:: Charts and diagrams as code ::
┏━━

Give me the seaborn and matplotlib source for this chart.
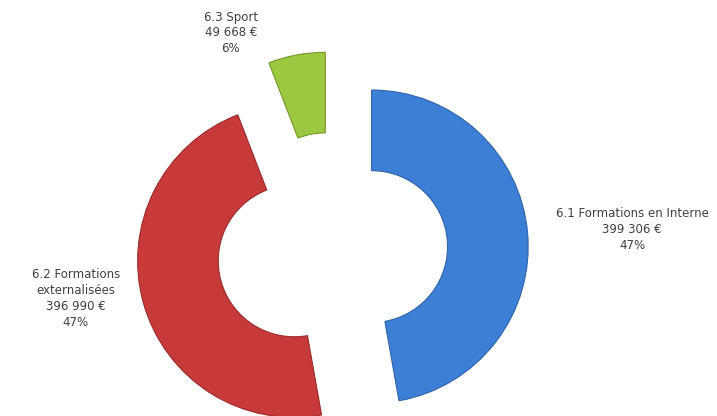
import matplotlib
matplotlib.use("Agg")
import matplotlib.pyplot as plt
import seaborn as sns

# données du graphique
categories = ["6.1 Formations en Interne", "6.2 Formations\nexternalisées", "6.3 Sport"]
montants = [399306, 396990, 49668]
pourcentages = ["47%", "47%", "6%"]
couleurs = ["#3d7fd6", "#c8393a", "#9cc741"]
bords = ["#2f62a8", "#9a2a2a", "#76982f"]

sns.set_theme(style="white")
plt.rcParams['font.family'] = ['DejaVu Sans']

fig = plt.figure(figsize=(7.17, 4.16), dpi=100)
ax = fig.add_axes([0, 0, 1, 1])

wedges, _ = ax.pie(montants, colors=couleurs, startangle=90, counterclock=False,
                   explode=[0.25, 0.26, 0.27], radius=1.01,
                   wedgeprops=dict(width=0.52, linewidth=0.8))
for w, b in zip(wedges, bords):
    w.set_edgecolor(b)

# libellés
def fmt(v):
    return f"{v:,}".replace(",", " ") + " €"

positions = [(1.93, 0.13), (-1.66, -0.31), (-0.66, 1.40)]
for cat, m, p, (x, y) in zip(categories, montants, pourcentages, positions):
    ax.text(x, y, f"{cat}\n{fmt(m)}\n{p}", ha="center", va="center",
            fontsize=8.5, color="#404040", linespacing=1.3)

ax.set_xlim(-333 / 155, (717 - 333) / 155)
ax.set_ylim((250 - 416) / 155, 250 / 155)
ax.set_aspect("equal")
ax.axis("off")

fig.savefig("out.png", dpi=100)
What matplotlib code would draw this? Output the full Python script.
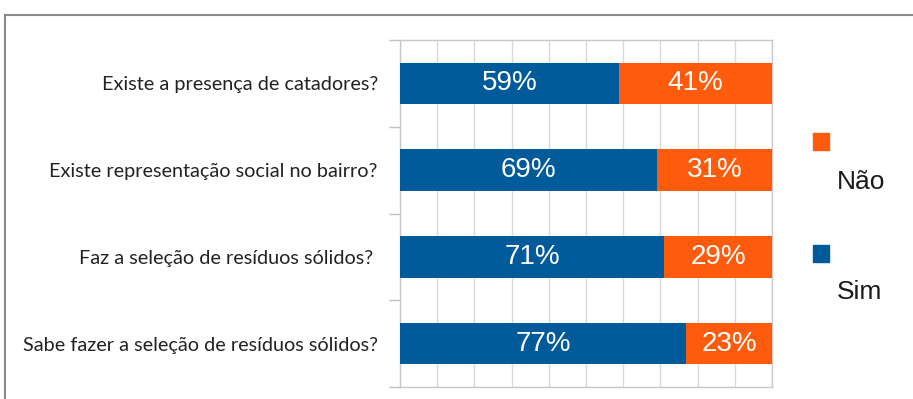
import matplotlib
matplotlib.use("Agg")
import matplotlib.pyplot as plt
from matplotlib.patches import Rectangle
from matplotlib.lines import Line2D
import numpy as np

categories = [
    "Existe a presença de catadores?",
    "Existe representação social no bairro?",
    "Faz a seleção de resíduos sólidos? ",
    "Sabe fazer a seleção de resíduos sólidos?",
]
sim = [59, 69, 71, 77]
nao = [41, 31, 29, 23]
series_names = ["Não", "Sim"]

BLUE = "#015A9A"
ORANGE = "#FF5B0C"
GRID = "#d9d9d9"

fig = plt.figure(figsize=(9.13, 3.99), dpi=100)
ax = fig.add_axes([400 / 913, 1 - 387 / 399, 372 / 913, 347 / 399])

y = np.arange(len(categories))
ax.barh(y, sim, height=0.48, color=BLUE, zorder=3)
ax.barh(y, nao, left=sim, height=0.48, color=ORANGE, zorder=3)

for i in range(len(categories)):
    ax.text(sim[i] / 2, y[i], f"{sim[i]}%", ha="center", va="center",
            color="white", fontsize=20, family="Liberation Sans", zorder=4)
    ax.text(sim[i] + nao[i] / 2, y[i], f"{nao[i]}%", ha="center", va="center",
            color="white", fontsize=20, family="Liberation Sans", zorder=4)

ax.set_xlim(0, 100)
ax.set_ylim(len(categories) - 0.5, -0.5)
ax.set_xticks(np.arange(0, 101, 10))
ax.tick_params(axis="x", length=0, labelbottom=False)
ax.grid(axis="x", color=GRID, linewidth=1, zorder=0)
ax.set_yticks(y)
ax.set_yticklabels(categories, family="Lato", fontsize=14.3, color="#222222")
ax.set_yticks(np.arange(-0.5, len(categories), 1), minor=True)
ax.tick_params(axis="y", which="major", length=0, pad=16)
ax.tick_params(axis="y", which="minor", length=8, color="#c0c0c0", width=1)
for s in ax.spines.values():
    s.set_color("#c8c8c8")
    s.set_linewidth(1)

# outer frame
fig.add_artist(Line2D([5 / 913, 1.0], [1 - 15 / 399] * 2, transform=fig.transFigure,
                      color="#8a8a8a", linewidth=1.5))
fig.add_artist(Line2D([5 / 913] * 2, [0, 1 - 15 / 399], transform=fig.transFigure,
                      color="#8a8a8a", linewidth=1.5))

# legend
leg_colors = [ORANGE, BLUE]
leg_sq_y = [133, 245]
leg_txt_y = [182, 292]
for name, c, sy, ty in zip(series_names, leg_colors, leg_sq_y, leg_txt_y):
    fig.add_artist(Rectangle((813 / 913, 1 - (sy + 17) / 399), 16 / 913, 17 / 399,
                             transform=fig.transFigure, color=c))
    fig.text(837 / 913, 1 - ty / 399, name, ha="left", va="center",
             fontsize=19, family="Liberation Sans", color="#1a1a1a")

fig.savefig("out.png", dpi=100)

┗━━

:: PROBLEM TO WORK ON ::
Keep only those lines of the records that hold "seaborn", and return them.

:: EXERCISE OUTPUT ::
Give me the seaborn and matplotlib source for this chart.
import seaborn as sns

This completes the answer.